Stored items:

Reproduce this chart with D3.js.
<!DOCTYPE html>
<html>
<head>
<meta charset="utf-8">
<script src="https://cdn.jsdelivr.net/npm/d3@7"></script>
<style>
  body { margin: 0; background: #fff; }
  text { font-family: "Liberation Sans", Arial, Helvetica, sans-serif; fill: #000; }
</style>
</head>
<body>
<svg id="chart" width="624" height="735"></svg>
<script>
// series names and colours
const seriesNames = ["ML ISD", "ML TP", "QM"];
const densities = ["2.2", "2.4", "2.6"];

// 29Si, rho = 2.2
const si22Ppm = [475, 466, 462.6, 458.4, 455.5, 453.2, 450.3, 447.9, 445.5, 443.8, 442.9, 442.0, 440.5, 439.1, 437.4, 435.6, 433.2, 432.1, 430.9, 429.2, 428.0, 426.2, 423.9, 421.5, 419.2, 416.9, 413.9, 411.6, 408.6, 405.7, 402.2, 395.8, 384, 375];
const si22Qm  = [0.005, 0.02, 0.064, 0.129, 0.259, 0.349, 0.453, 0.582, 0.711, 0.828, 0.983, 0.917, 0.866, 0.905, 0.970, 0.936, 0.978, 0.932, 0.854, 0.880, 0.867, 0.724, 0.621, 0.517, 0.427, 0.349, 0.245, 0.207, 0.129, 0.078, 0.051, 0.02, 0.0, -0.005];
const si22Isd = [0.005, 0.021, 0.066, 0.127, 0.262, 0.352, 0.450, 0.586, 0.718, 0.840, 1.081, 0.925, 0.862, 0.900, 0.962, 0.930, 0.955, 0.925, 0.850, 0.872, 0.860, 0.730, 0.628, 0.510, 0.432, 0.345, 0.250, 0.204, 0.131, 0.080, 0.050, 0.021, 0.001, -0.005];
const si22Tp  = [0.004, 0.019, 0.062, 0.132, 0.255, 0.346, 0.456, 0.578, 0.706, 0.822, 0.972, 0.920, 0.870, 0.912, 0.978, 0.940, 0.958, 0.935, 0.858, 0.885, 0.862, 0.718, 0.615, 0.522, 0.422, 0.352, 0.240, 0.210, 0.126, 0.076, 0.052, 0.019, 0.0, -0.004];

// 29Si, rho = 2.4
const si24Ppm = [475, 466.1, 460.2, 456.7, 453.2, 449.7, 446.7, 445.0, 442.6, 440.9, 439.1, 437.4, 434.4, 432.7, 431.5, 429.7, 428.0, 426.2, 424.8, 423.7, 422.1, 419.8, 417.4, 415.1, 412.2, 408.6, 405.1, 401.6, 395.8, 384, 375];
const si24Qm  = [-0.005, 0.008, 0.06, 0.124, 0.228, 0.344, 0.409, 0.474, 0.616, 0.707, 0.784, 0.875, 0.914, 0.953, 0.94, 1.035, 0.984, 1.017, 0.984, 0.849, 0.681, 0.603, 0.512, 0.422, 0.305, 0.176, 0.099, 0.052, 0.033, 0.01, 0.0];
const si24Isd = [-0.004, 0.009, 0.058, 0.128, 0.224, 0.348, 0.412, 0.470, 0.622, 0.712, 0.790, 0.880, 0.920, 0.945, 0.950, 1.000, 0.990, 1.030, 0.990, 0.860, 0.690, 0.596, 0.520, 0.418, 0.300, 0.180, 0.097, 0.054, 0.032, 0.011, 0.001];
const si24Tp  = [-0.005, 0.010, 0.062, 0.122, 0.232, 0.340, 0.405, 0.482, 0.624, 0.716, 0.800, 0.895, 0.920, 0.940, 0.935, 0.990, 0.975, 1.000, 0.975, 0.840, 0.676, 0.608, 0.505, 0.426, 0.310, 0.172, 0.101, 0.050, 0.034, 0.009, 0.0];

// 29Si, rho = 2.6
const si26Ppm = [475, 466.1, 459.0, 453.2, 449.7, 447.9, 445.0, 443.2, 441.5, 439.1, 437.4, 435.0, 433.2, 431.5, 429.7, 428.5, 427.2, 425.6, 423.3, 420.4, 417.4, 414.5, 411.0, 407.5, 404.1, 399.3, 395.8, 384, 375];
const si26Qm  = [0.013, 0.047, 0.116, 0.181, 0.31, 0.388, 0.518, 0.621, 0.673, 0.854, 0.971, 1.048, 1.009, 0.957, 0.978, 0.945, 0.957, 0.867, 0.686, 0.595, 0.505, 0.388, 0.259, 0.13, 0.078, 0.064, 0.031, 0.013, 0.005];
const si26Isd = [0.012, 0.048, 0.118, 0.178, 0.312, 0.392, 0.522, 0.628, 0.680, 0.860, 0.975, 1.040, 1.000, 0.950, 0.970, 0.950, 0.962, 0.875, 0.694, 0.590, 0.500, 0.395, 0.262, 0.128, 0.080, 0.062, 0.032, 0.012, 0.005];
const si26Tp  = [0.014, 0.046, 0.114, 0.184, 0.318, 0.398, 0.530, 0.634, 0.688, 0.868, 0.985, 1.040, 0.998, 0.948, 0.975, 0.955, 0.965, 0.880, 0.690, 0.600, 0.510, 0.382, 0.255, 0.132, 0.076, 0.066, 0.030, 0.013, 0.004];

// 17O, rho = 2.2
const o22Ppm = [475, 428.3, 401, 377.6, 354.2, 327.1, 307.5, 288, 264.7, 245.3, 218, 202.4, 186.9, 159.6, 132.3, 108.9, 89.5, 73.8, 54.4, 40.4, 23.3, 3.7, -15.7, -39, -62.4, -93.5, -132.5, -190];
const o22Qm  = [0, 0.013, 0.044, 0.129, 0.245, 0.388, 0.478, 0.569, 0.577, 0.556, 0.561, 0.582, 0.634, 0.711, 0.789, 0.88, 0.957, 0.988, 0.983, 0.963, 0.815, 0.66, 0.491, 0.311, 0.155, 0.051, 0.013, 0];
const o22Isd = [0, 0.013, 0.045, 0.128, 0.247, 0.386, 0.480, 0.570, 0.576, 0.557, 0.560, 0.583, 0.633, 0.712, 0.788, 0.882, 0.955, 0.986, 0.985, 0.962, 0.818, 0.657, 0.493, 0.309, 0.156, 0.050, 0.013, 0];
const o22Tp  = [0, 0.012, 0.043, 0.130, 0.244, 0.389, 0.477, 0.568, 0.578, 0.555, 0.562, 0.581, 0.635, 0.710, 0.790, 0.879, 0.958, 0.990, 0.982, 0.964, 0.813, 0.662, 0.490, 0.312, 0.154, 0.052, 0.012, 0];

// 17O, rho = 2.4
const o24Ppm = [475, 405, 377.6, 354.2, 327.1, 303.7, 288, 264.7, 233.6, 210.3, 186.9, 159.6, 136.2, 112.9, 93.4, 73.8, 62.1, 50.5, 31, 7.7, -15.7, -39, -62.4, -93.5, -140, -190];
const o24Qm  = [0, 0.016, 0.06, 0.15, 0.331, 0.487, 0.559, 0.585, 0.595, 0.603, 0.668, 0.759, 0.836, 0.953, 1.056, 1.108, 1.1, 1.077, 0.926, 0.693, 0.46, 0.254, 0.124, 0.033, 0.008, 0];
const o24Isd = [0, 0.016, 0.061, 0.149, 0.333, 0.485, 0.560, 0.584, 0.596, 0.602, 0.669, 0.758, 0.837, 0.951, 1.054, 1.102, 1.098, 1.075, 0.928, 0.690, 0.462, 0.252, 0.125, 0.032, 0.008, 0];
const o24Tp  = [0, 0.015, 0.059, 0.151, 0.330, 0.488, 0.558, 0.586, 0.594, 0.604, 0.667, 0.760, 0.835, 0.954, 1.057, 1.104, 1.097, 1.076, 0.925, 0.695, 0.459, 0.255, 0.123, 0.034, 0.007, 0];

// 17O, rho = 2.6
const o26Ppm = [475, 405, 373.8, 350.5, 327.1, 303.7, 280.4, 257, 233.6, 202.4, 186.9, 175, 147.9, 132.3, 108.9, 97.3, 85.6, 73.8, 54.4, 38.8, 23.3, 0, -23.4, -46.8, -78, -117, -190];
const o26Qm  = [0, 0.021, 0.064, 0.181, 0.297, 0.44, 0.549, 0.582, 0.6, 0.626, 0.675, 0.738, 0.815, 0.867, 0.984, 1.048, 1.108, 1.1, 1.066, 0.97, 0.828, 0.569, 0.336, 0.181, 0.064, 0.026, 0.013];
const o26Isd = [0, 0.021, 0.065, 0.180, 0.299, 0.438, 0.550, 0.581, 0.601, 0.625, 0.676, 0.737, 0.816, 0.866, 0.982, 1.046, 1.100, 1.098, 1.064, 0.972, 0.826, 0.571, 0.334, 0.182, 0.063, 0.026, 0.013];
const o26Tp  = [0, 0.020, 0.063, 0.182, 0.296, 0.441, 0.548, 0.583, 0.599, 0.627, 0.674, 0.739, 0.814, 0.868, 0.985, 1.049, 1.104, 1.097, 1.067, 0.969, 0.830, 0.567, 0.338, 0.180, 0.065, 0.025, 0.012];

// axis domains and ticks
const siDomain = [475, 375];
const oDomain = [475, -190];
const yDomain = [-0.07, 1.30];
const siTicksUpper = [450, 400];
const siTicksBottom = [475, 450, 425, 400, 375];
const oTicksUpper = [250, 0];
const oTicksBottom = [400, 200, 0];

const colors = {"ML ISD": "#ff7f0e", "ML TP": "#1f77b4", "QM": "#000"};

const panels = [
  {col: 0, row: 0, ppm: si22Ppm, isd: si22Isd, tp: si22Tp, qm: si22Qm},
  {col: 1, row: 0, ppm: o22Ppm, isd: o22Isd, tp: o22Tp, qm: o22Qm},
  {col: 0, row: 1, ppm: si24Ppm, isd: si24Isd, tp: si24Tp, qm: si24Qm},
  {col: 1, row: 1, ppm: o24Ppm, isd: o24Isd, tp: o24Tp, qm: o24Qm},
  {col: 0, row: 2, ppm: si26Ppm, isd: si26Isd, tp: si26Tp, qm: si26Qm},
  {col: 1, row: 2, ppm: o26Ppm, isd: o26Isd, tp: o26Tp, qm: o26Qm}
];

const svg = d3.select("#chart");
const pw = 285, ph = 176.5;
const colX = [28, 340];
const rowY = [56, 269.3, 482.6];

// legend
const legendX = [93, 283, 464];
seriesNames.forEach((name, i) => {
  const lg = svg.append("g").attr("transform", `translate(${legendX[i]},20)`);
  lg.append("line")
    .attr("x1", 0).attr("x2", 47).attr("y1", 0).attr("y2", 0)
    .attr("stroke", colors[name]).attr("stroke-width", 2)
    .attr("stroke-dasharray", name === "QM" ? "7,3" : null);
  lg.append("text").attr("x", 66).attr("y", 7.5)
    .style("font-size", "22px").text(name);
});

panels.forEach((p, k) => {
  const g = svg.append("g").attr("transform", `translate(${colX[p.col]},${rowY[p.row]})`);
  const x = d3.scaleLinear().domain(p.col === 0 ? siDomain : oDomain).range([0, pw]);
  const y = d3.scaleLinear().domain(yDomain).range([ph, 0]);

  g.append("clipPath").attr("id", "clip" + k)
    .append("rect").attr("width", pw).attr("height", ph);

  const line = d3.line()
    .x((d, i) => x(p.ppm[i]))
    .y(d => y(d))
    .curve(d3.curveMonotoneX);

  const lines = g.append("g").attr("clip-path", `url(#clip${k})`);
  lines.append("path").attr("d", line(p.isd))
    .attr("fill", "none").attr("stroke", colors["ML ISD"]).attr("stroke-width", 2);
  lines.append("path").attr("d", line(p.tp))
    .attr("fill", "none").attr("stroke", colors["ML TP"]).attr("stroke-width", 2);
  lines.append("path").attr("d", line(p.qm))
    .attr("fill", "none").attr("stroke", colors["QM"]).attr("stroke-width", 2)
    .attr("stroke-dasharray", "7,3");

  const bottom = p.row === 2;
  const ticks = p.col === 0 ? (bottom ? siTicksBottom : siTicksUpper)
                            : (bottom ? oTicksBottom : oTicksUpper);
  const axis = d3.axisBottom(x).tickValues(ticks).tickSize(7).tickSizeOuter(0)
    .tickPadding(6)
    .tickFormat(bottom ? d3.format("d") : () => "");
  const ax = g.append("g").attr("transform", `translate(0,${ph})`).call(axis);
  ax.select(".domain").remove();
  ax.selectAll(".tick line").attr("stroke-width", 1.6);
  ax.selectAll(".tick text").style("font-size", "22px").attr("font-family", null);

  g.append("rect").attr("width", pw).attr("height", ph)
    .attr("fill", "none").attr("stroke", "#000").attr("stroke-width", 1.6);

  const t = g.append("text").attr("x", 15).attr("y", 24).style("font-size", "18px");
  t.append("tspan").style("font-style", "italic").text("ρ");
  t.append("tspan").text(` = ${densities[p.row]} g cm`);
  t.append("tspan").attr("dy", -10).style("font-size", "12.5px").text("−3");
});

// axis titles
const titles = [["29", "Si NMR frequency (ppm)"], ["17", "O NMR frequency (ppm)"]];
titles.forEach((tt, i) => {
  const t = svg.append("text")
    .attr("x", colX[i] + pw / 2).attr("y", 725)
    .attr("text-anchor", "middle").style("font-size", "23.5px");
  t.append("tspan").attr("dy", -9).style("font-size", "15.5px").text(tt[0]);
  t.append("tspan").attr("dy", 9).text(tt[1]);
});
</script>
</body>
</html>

...

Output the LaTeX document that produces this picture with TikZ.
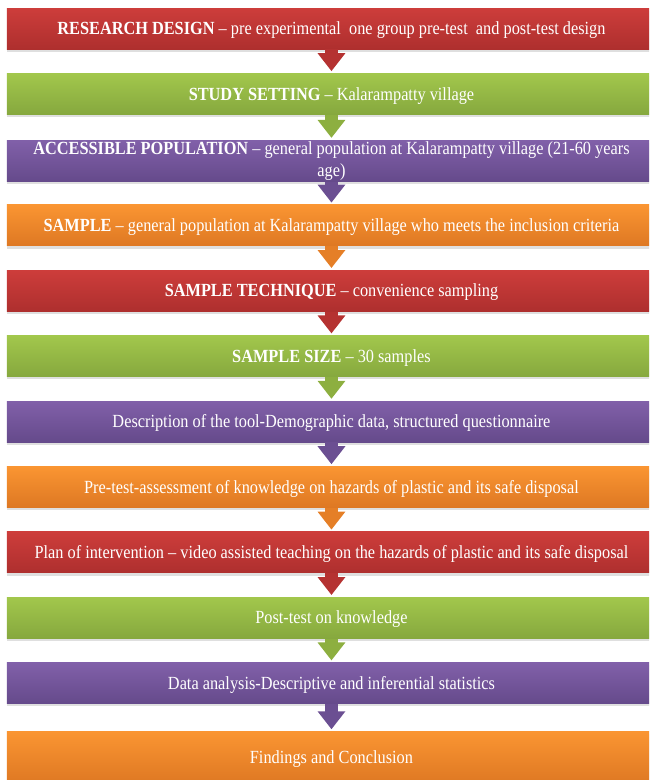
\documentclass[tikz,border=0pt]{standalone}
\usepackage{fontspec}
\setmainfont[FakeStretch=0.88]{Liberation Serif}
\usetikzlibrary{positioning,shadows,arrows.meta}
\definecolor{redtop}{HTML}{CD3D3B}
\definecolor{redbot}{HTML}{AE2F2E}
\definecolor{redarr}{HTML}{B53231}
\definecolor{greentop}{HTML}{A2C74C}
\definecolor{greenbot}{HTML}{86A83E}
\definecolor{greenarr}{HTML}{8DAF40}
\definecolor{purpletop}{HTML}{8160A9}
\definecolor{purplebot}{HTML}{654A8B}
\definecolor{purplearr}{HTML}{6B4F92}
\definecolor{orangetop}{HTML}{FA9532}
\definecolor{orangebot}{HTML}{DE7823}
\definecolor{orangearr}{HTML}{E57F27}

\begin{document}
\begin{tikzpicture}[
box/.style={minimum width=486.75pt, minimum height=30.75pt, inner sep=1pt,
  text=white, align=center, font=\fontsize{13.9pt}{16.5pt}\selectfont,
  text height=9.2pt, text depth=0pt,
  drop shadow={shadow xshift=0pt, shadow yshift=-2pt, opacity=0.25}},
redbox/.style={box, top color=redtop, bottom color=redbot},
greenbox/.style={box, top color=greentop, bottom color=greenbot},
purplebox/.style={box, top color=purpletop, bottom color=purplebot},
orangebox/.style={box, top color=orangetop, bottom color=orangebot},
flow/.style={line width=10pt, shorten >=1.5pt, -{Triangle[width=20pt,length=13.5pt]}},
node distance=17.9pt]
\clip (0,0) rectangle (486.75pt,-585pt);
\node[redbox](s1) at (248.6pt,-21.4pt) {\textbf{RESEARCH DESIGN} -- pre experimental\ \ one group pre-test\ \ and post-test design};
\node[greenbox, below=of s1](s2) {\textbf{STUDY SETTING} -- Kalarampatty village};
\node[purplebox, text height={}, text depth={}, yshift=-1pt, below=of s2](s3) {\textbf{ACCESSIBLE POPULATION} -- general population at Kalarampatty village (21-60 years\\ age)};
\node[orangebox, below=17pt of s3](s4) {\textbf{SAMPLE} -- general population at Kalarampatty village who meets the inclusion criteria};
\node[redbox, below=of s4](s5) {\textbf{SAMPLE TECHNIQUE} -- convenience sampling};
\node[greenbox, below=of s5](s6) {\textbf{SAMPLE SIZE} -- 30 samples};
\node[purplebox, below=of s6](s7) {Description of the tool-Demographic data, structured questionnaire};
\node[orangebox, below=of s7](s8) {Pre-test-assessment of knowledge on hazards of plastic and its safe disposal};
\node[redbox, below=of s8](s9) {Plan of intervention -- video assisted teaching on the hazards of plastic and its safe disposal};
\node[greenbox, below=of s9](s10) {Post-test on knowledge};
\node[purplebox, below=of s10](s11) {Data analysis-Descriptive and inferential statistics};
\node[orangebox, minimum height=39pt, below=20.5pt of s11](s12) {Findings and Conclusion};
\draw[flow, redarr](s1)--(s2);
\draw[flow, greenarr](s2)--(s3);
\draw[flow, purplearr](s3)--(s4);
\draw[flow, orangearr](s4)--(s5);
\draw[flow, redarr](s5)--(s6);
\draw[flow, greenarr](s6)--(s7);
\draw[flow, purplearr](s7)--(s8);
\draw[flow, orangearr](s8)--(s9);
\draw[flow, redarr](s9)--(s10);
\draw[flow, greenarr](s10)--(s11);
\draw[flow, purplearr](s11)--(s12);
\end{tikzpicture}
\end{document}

**What the task asks:** In the records above, find each line holding "chart" and copy it.

**Expected answer:**
Reproduce this chart with D3.js.
<svg id="chart" width="624" height="735"></svg>
const svg = d3.select("#chart");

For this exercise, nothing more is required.